One of my favorite books is the Alchemist, by Paulo Coehlo. The book’s dominant metaphor is about transmuting one element into another, more valuable, element. Or as defined, “alchemy is a process by which paradoxical results are achieved or incompatible elements combined”. Lead to gold. Transformation. Which is how I view grief, and processing loss. Heavy duty transformation. The process of incorporating the rotten lemons in with the rest, churning and turning the bitter leaden lump of sadness and anger into a more complex thankfulness.

(Whew. What a tirade. Tomorrow will be better. Today’s post was brought to you by deep sadness, cloaked in anger and cynicism, probably even some jealousy. Thankfulness? Conspicuously absent.)

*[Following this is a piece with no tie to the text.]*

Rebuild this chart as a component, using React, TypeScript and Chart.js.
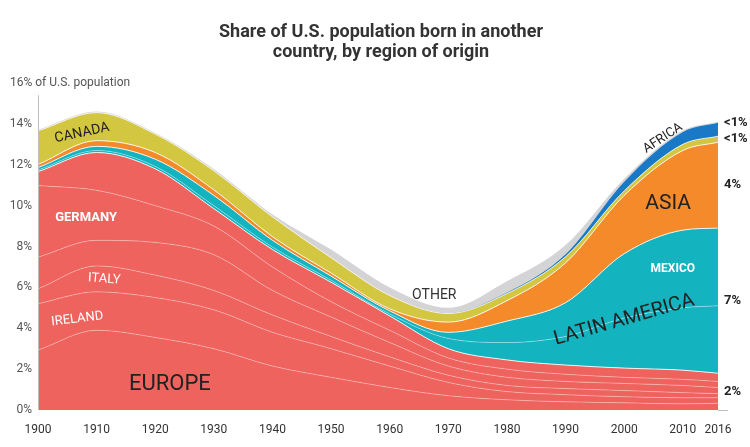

4 thoughts on “Hierarchy of Emotions

  1. Right on. “And why do people act like thankfulness should override sorrow or anger?” It would be so socially inappropriate to share what we’re really feeling on Facebook. People don’t want to hear it. I’m glad you’re saying this here and sharing it. Your description of a more complex thankfulness is touching and gives me a lot to think about.

    As for the bragging, I had to hide nearly everyone on Facebook. I felt so overwhelmed on there. I couldn’t bear to see people brag about their kids winning a track meet (or whatever). I couldn’t bear to hear them complain about petty domestic chores. It made me feel like I live in some other plane of the universe. Now that so many “friends” are hidden, I have a nice stream of news and local events. It’s so much more relaxing over there now.

  2. Nicely put! I feel about Thanksgiving the same as many other holidays like Mother’s Day, Father’s Day, etc. It’s contrived ritual, not altogether unpleasant, but contrived nonetheless and when you’re grieving can be excruciating. The first Valentine’s Day after my husband died made me want to stab my eyes out. But it’s good to keep writing. Writing soothes the soul and I find, makes me feel naturally thankful when I’m done. 🙂

  3. i’ve been thinking about this post so much since i read it yesterday. you are so right on, there is no hierarchy. people in general are not comfortable being in the presence of others in their “undesirable” feelings. but you have to be true to what you feel, no apologies. and no rank. and all mixed together. thanks for this.

  4. The only reason I go on FB now is to post on my husband’s wall (which probably freaks some people out but whatever) and to read posts on different grief groups. Every single day I post something I miss about my husband on his wall. And a song, because he loved music. Other than that, I have no use for FB anymore.